### Records for this task
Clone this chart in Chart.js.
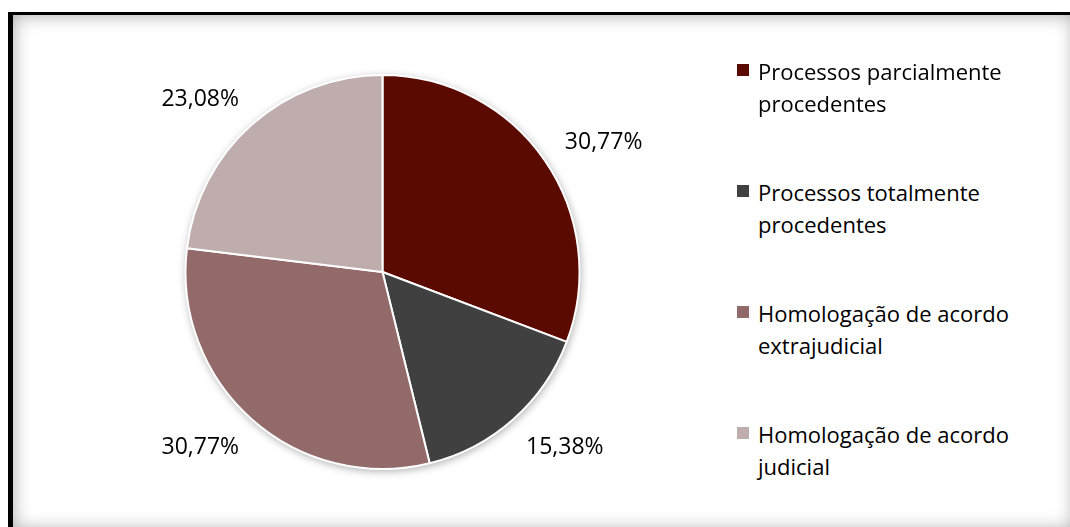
<!DOCTYPE html>
<html>
<head>
<meta charset="utf-8">
<title>Processos</title>
<script src="https://cdn.jsdelivr.net/npm/chart.js@4.4.0/dist/chart.umd.min.js"></script>
<style>
  html, body { margin: 0; padding: 0; background: #fff; overflow: hidden; }
  body { width: 1070px; height: 527px; position: relative; font-family: "Open Sans", sans-serif; }
  #frame {
    position: absolute; left: 8px; top: 12px; width: 1066px; height: 518px;
    box-sizing: border-box;
    border-top: 3px solid #000; border-left: 5px solid #000;
    box-shadow: inset 0 0 18px rgba(0, 0, 0, 0.35);
  }
  #pieBox { position: absolute; left: 13px; top: 16px; width: 739px; height: 512px; }
  #legend {
    position: absolute; left: 758px; top: 55px; margin: 0; padding: 0;
    list-style: none; font-size: 22px; line-height: 32px; color: #000;
  }
  #legend li { position: relative; margin-bottom: 57px; white-space: nowrap; }
  #legend li span { position: absolute; left: -21px; top: 9px; width: 12px; height: 12px; }
</style>
</head>
<body>
<div id="frame"></div>
<div id="pieBox"><canvas id="pie"></canvas></div>
<ul id="legend"></ul>
<script>
const categories = [
  ['Processos parcialmente', 'procedentes'],
  ['Processos totalmente', 'procedentes'],
  ['Homologação de acordo', 'extrajudicial'],
  ['Homologação de acordo', 'judicial']
];
const shares = [30.77, 15.38, 30.77, 23.08];
const sliceColors = ['#5b0a00', '#404040', '#936a6a', '#bfadad'];

// legend as a list next to the canvas, built from the chart's own legend items
const htmlLegend = {
  id: 'htmlLegend',
  afterUpdate(chart) {
    const list = document.getElementById('legend');
    list.innerHTML = '';
    const items = chart.options.plugins.legend.labels.generateLabels(chart);
    items.forEach(item => {
      const li = document.createElement('li');
      const box = document.createElement('span');
      box.style.background = item.fillStyle;
      li.appendChild(box);
      const lines = Array.isArray(item.text) ? item.text : [item.text];
      lines.forEach((line, k) => {
        if (k > 0) li.appendChild(document.createElement('br'));
        li.appendChild(document.createTextNode(line));
      });
      list.appendChild(li);
    });
  }
};

// soft shadow under the pie and percentage labels outside each slice
const outsideLabels = {
  id: 'outsideLabels',
  beforeDatasetsDraw(chart) {
    const arc = chart.getDatasetMeta(0).data[0];
    if (!arc) return;
    const ctx = chart.ctx;
    ctx.save();
    ctx.shadowColor = 'rgba(0, 0, 0, 0.35)';
    ctx.shadowBlur = 8;
    ctx.shadowOffsetX = 1;
    ctx.shadowOffsetY = 2;
    ctx.beginPath();
    ctx.arc(arc.x, arc.y, arc.outerRadius, 0, Math.PI * 2);
    ctx.fillStyle = '#fff';
    ctx.fill();
    ctx.restore();
  },
  afterDatasetsDraw(chart) {
    const ctx = chart.ctx;
    const meta = chart.getDatasetMeta(0);
    const values = chart.data.datasets[0].data;
    ctx.save();
    ctx.font = '23px "Open Sans"';
    ctx.fillStyle = '#000';
    ctx.textAlign = 'center';
    ctx.textBaseline = 'alphabetic';
    meta.data.forEach((arc, i) => {
      const p = arc.getProps(['x', 'y', 'startAngle', 'endAngle', 'outerRadius'], true);
      const mid = (p.startAngle + p.endAngle) / 2;
      const ux = Math.cos(mid), uy = Math.sin(mid);
      const m = Math.max(Math.abs(ux), Math.abs(uy));
      const text = values[i].toFixed(2).replace('.', ',') + '%';
      const w = ctx.measureText(text).width;
      const h = 16;
      const cx = p.x + ux * (p.outerRadius + 10) + (w / 2 + 12) * ux / m;
      const cy = p.y + uy * (p.outerRadius + 10) + (h / 2 + 11) * uy / m;
      ctx.fillText(text, cx, cy + h / 2);
    });
    ctx.restore();
  }
};

new Chart(document.getElementById('pie'), {
  type: 'pie',
  data: {
    labels: categories,
    datasets: [{
      data: shares,
      backgroundColor: sliceColors,
      borderColor: '#fff',
      borderWidth: 2,
      radius: 197
    }]
  },
  options: {
    responsive: true,
    maintainAspectRatio: false,
    animation: false,
    events: [],
    plugins: {
      legend: { display: false },
      tooltip: { enabled: false }
    }
  },
  plugins: [htmlLegend, outsideLabels]
});
</script>
</body>
</html>
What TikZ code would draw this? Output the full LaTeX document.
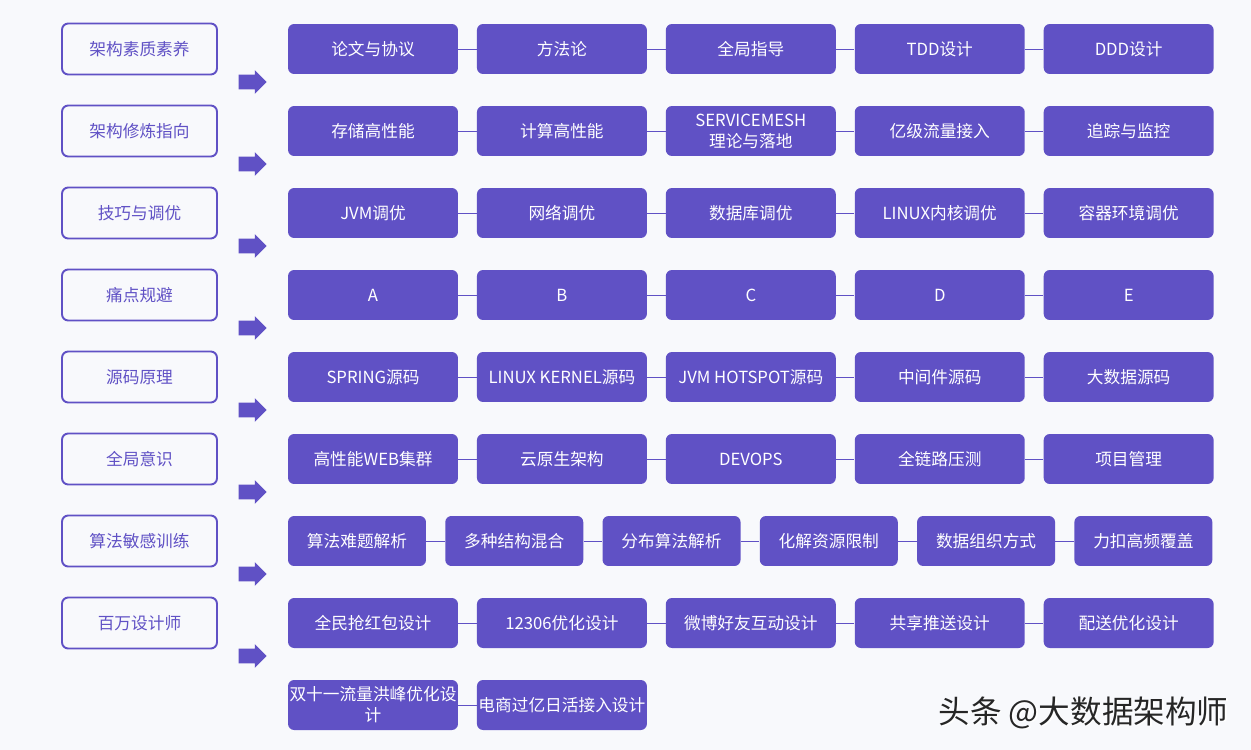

### What is needed
Skip the images and write out the rest of the listing exactly.

### Final result
Clone this chart in Chart.js.
<!DOCTYPE html>
<html>
<head>
<meta charset="utf-8">
<title>Processos</title>
<script src="https://cdn.jsdelivr.net/npm/chart.js@4.4.0/dist/chart.umd.min.js"></script>
<style>
  html, body { margin: 0; padding: 0; background: #fff; overflow: hidden; }
  body { width: 1070px; height: 527px; position: relative; font-family: "Open Sans", sans-serif; }
  #frame {
    position: absolute; left: 8px; top: 12px; width: 1066px; height: 518px;
    box-sizing: border-box;
    border-top: 3px solid #000; border-left: 5px solid #000;
    box-shadow: inset 0 0 18px rgba(0, 0, 0, 0.35);
  }
  #pieBox { position: absolute; left: 13px; top: 16px; width: 739px; height: 512px; }
  #legend {
    position: absolute; left: 758px; top: 55px; margin: 0; padding: 0;
    list-style: none; font-size: 22px; line-height: 32px; color: #000;
  }
  #legend li { position: relative; margin-bottom: 57px; white-space: nowrap; }
  #legend li span { position: absolute; left: -21px; top: 9px; width: 12px; height: 12px; }
</style>
</head>
<body>
<div id="frame"></div>
<div id="pieBox"><canvas id="pie"></canvas></div>
<ul id="legend"></ul>
<script>
const categories = [
  ['Processos parcialmente', 'procedentes'],
  ['Processos totalmente', 'procedentes'],
  ['Homologação de acordo', 'extrajudicial'],
  ['Homologação de acordo', 'judicial']
];
const shares = [30.77, 15.38, 30.77, 23.08];
const sliceColors = ['#5b0a00', '#404040', '#936a6a', '#bfadad'];

// legend as a list next to the canvas, built from the chart's own legend items
const htmlLegend = {
  id: 'htmlLegend',
  afterUpdate(chart) {
    const list = document.getElementById('legend');
    list.innerHTML = '';
    const items = chart.options.plugins.legend.labels.generateLabels(chart);
    items.forEach(item => {
      const li = document.createElement('li');
      const box = document.createElement('span');
      box.style.background = item.fillStyle;
      li.appendChild(box);
      const lines = Array.isArray(item.text) ? item.text : [item.text];
      lines.forEach((line, k) => {
        if (k > 0) li.appendChild(document.createElement('br'));
        li.appendChild(document.createTextNode(line));
      });
      list.appendChild(li);
    });
  }
};

// soft shadow under the pie and percentage labels outside each slice
const outsideLabels = {
  id: 'outsideLabels',
  beforeDatasetsDraw(chart) {
    const arc = chart.getDatasetMeta(0).data[0];
    if (!arc) return;
    const ctx = chart.ctx;
    ctx.save();
    ctx.shadowColor = 'rgba(0, 0, 0, 0.35)';
    ctx.shadowBlur = 8;
    ctx.shadowOffsetX = 1;
    ctx.shadowOffsetY = 2;
    ctx.beginPath();
    ctx.arc(arc.x, arc.y, arc.outerRadius, 0, Math.PI * 2);
    ctx.fillStyle = '#fff';
    ctx.fill();
    ctx.restore();
  },
  afterDatasetsDraw(chart) {
    const ctx = chart.ctx;
    const meta = chart.getDatasetMeta(0);
    const values = chart.data.datasets[0].data;
    ctx.save();
    ctx.font = '23px "Open Sans"';
    ctx.fillStyle = '#000';
    ctx.textAlign = 'center';
    ctx.textBaseline = 'alphabetic';
    meta.data.forEach((arc, i) => {
      const p = arc.getProps(['x', 'y', 'startAngle', 'endAngle', 'outerRadius'], true);
      const mid = (p.startAngle + p.endAngle) / 2;
      const ux = Math.cos(mid), uy = Math.sin(mid);
      const m = Math.max(Math.abs(ux), Math.abs(uy));
      const text = values[i].toFixed(2).replace('.', ',') + '%';
      const w = ctx.measureText(text).width;
      const h = 16;
      const cx = p.x + ux * (p.outerRadius + 10) + (w / 2 + 12) * ux / m;
      const cy = p.y + uy * (p.outerRadius + 10) + (h / 2 + 11) * uy / m;
      ctx.fillText(text, cx, cy + h / 2);
    });
    ctx.restore();
  }
};

new Chart(document.getElementById('pie'), {
  type: 'pie',
  data: {
    labels: categories,
    datasets: [{
      data: shares,
      backgroundColor: sliceColors,
      borderColor: '#fff',
      borderWidth: 2,
      radius: 197
    }]
  },
  options: {
    responsive: true,
    maintainAspectRatio: false,
    animation: false,
    events: [],
    plugins: {
      legend: { display: false },
      tooltip: { enabled: false }
    }
  },
  plugins: [htmlLegend, outsideLabels]
});
</script>
</body>
</html>
What TikZ code would draw this? Output the full LaTeX document.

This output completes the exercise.